Your life is an exercise in balance. How close to rock-bottom can you hover without ever actually getting there? This is a question you strive to answer every day as you make your way clumsily through life. It’s a question that underlines all the decisions you make, both big and small, from who to date to how to manage your meager finances to what poisonous substances to consume. It’s what keeps you up at night and what feeds your generalized anxiety disorder as well as your myriad, troubling addictions. This question is really the ultimate goal of your whole life.

Lucky for you, Fraudulent Living is here to show you the way. The true way. The way of the neurotic, self-obsessed, success-avoiding loser. It’s time to quit pussyfooting around and do this for real.

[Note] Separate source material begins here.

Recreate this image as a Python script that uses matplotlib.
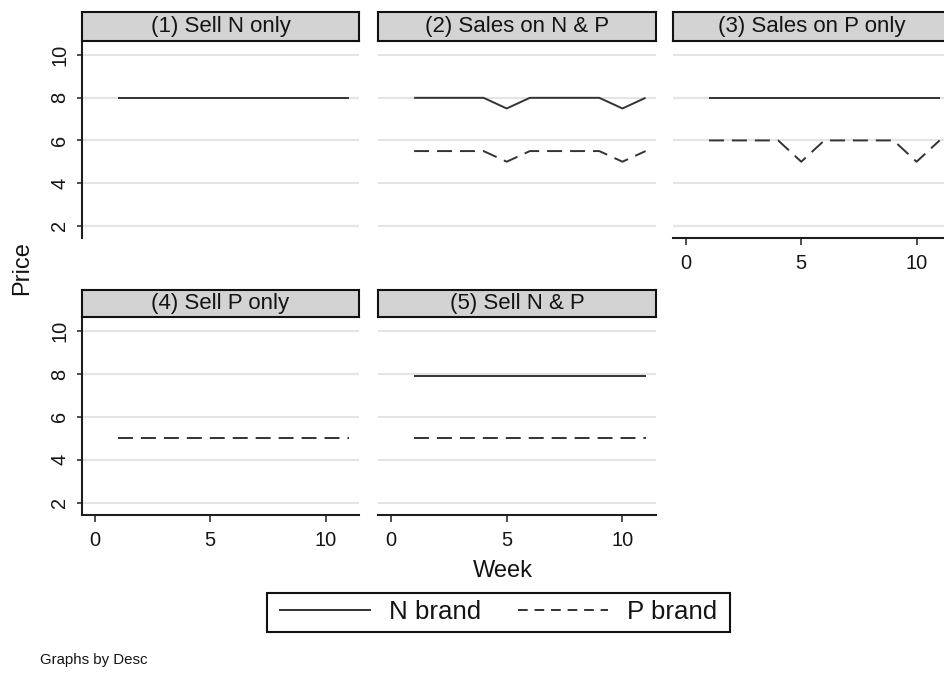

That’s right, “pussyfooting.”

Welcome to Fraudulent Living.

Tuesday, March 31, 2009

Death?

Death should be constantly on your mind, both torturing and soothing you, as you go through your fraudulent life. Where will you die? How horribly will you die? At what point in the next ten minutes will you die? What part of taking out the trash just now will cause you to die? Your relationship with death should be the alcoholic, abusive relationship you'd be having with your spouse if you had one, which you don't. Some days, it's all about love. Or you convince yourself it's about love. But that's just because you don't know what you'd do without the prospect of death sleeping alongside you every night, holding you tight and keeping you secure with cheap promises of how it will take care of you. On other days ("bad" days), death should leave you feeling small, worthless, and metaphorically slapped across the face and lying to your coworkers about having fallen down a staircase last night, even though you don't have a staircase and a fall couldn't possibly have given you that hand-shaped bruise over your eye.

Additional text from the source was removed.